There is no fixed answer, but a well-structured ERP RFP for a UK SMB or mid-market business typically runs to 15 to 30 pages. The functional requirements section is usually the longest, especially for businesses with multiple modules in scope. Shorter is better if the shorter version still covers all seven sections with sufficient specificity. A five-page RFP that has vague requirements will produce vague proposals. A 50-page RFP that over-specifies low-priority requirements will exhaust vendors and obscure what actually matters.
Should we write our own RFP or use a consultant?
For most UK SMBs and mid-market businesses, writing the RFP internally with guidance like this guide is sufficient, particularly if you have an IT head and a procurement or finance lead who can collaborate on it.
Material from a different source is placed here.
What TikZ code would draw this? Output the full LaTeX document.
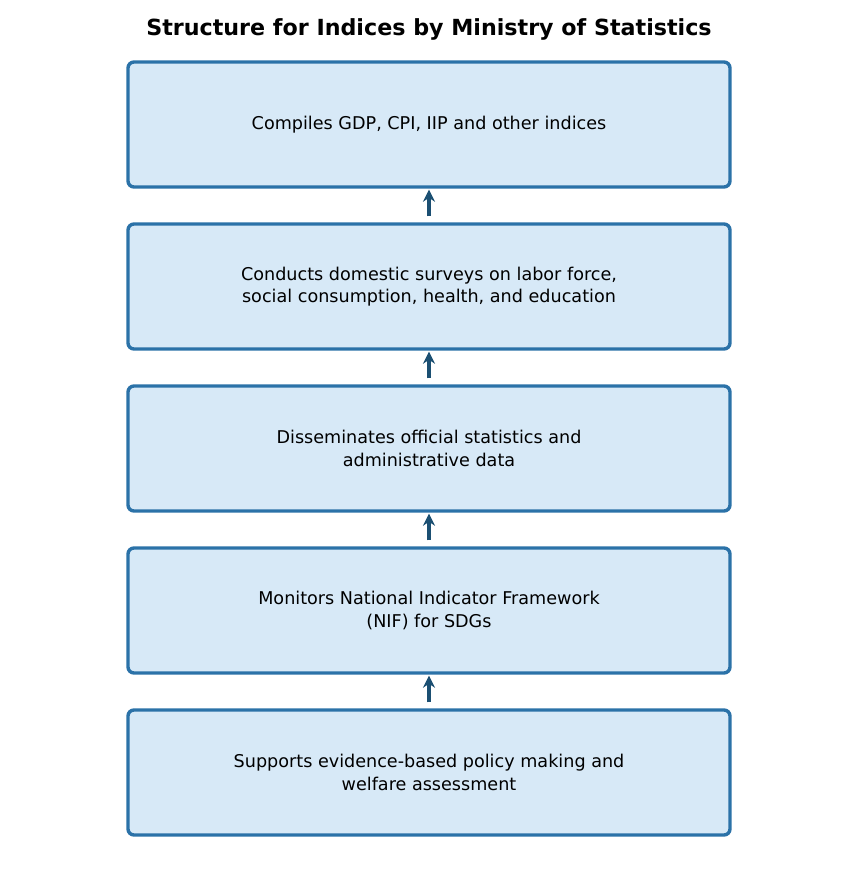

An independent ERP consultant adds value when the project is particularly complex, when your internal team lacks ERP procurement experience, or when you need a neutral party to validate requirements before they go to vendors. If you do use a consultant, confirm they do not receive vendor referral fees.
How many vendors should receive our ERP RFP?
Three to four is the right number for most ERP RFP processes. Fewer than three and you risk not having a genuine competitive comparison. More than four and you are producing evaluation overhead for both your team and the vendors that is unlikely to improve the quality of your final decision. Do initial shortlisting before sending the RFP to ensure every vendor who receives it is genuinely in contention.
What happens if vendors do not respond to all sections of the RFP?
An incomplete proposal should be treated as a signal. Either the vendor did not have the capacity to respond properly (a resource concern for a long-term partner), or they could not answer certain sections because their system does not meet those requirements (a capability concern). In either case, follow up directly and ask why specific sections were not addressed. If the reason is a genuine capability gap, confirm whether it is on the product roadmap and when, or whether it would require customisation at additional cost.